**TASK REQUIREMENTS**
Write out, word for word, the first line of the data below and every line after it through the one containing "1999, 1998, 1997];".

**MATERIAL PROVIDED**
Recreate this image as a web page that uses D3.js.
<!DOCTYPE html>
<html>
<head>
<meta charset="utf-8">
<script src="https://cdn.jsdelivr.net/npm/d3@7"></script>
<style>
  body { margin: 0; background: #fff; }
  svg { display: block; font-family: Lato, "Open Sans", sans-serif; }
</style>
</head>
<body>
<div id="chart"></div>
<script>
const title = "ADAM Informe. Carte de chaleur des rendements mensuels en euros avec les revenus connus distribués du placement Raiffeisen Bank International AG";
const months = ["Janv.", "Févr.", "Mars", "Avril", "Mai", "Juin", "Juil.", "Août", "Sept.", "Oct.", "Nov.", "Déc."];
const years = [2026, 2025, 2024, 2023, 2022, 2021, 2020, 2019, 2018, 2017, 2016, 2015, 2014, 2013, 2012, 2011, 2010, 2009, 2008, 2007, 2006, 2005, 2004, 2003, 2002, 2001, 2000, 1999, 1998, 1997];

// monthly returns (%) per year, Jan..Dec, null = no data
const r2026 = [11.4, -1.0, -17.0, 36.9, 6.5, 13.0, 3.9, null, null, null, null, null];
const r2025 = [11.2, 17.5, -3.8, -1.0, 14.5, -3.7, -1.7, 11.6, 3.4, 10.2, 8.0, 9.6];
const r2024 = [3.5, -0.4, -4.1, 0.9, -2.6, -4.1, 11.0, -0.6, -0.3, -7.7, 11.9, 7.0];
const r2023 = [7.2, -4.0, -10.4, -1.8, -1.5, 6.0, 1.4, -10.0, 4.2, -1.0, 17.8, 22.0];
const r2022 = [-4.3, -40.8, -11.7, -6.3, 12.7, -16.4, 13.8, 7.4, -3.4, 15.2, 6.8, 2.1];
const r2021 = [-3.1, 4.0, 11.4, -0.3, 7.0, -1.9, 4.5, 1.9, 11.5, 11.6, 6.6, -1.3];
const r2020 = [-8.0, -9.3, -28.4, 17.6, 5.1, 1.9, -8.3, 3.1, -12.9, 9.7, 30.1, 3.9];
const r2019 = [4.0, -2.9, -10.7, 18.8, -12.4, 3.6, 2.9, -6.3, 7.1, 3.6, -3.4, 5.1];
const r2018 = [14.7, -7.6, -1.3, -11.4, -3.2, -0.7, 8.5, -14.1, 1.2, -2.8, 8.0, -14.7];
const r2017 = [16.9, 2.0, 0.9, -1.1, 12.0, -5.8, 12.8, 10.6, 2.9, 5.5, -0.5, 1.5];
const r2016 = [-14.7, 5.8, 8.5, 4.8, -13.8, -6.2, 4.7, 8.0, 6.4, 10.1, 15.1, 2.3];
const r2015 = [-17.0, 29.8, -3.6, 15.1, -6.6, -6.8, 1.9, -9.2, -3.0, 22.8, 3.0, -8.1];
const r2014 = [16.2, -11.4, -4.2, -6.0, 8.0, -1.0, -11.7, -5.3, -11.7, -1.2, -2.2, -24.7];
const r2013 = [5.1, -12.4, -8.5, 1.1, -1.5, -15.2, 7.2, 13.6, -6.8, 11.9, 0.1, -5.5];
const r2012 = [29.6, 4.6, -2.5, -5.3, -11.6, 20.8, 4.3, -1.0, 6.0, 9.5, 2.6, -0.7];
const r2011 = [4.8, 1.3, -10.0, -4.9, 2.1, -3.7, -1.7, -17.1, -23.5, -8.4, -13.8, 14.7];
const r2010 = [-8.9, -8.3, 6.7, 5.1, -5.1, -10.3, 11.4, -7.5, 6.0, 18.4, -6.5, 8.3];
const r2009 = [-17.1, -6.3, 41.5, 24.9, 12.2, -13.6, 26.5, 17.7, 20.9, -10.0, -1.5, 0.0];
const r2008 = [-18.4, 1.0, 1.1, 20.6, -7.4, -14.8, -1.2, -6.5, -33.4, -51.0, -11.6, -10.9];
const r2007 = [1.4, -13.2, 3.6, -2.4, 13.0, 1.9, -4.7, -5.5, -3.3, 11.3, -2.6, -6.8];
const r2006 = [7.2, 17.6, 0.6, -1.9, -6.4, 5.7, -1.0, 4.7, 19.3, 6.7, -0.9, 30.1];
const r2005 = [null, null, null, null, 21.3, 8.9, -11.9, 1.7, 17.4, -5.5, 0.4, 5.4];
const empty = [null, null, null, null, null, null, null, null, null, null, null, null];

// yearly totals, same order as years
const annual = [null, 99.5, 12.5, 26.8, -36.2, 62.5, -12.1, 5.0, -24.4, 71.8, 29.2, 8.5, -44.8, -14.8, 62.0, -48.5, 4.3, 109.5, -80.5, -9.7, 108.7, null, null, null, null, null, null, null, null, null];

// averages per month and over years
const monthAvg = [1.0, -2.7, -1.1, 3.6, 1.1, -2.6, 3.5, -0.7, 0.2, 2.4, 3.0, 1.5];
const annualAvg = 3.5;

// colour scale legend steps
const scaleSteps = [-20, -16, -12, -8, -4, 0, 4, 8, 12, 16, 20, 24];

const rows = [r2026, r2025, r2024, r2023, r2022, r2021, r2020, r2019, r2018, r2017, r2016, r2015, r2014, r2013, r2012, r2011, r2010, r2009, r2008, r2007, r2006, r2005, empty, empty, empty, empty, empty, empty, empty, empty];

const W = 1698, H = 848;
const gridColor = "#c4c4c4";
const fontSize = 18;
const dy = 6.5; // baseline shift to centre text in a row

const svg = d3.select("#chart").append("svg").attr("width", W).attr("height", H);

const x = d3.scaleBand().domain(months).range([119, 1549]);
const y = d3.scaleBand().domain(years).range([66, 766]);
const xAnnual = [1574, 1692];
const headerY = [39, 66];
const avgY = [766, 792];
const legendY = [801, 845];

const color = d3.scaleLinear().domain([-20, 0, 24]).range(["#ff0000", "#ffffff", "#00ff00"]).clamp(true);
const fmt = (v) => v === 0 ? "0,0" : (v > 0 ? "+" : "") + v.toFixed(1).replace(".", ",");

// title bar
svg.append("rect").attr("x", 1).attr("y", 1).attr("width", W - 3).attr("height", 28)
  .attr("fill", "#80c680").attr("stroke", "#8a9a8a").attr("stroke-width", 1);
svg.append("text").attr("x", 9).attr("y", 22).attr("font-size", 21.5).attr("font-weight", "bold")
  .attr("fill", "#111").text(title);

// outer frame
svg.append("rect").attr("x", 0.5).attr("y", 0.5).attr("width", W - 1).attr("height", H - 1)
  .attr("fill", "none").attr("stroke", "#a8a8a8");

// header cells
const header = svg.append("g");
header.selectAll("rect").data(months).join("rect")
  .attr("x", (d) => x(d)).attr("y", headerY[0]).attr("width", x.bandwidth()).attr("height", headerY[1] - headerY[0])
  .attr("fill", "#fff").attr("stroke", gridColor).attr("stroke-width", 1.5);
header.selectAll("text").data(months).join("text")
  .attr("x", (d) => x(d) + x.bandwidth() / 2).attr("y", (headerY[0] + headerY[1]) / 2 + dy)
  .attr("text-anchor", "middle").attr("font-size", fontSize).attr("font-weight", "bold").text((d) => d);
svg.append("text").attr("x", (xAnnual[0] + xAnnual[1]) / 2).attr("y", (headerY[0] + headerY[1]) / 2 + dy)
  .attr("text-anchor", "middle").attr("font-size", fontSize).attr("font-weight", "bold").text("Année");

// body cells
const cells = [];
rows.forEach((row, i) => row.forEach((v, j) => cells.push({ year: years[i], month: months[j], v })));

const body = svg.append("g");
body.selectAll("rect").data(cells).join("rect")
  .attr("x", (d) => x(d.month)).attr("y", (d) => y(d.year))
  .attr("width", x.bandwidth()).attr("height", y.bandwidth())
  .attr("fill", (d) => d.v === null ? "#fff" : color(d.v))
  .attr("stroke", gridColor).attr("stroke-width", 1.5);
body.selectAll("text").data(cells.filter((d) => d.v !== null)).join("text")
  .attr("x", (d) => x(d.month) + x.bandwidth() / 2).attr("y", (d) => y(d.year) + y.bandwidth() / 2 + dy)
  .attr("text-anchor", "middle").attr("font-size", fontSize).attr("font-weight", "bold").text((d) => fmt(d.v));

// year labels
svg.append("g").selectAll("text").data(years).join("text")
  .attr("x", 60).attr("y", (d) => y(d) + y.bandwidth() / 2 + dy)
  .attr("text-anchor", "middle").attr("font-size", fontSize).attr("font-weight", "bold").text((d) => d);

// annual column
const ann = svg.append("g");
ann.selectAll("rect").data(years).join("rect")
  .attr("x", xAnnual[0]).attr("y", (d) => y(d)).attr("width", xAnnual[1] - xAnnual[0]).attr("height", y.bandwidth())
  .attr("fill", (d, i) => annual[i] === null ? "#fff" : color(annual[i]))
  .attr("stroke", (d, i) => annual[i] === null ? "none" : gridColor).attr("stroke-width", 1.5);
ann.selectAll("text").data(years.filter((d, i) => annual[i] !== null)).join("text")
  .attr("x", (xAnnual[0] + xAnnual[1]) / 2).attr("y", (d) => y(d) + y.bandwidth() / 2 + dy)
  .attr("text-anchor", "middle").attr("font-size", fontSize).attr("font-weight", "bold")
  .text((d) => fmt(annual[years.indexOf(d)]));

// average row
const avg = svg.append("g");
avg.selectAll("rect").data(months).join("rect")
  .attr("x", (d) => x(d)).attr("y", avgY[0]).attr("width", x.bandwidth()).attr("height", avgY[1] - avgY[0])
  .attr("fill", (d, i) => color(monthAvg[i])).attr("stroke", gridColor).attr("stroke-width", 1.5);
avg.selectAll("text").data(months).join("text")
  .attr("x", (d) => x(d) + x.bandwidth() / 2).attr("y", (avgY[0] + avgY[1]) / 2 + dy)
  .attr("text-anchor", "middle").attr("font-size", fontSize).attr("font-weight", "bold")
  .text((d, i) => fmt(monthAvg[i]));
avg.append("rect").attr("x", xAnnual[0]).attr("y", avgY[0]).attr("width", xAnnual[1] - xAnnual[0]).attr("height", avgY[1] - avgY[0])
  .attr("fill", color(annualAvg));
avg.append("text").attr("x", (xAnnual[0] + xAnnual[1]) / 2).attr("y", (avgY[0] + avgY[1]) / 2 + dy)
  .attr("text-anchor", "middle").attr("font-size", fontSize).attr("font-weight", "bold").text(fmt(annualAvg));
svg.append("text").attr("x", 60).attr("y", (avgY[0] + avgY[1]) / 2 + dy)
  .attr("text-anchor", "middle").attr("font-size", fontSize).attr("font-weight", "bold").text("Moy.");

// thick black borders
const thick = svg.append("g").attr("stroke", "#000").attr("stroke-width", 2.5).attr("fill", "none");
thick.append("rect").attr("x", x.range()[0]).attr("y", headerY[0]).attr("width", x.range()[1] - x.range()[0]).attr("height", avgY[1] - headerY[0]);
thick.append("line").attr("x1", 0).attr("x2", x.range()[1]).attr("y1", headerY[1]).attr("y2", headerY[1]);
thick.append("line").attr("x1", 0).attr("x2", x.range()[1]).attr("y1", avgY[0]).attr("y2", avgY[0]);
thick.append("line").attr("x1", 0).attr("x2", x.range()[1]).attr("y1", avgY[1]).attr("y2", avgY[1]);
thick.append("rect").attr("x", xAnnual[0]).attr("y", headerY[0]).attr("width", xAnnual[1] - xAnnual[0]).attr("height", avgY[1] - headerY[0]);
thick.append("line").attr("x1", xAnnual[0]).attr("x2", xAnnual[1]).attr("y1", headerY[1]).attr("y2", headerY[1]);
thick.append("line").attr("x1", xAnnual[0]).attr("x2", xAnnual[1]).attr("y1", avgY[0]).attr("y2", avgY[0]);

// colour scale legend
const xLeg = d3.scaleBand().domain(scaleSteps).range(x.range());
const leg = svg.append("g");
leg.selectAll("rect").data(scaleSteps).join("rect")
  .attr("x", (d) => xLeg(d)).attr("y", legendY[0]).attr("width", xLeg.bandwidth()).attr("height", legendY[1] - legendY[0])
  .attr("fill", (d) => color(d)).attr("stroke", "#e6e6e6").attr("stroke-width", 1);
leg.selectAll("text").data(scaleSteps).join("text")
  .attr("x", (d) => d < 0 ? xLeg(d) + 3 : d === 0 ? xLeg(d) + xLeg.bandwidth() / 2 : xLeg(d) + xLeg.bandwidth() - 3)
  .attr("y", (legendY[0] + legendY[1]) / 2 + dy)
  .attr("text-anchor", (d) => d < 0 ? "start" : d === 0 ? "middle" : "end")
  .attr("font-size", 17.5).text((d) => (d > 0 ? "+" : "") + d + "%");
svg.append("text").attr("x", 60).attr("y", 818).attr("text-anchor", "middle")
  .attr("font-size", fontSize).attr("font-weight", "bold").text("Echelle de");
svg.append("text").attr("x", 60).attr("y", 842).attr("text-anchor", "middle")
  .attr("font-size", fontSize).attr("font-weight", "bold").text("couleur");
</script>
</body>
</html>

**REPLY TO THE EXERCISE**
Recreate this image as a web page that uses D3.js.
<!DOCTYPE html>
<html>
<head>
<meta charset="utf-8">
<script src="https://cdn.jsdelivr.net/npm/d3@7"></script>
<style>
  body { margin: 0; background: #fff; }
  svg { display: block; font-family: Lato, "Open Sans", sans-serif; }
</style>
</head>
<body>
<div id="chart"></div>
<script>
const title = "ADAM Informe. Carte de chaleur des rendements mensuels en euros avec les revenus connus distribués du placement Raiffeisen Bank International AG";
const months = ["Janv.", "Févr.", "Mars", "Avril", "Mai", "Juin", "Juil.", "Août", "Sept.", "Oct.", "Nov.", "Déc."];
const years = [2026, 2025, 2024, 2023, 2022, 2021, 2020, 2019, 2018, 2017, 2016, 2015, 2014, 2013, 2012, 2011, 2010, 2009, 2008, 2007, 2006, 2005, 2004, 2003, 2002, 2001, 2000, 1999, 1998, 1997];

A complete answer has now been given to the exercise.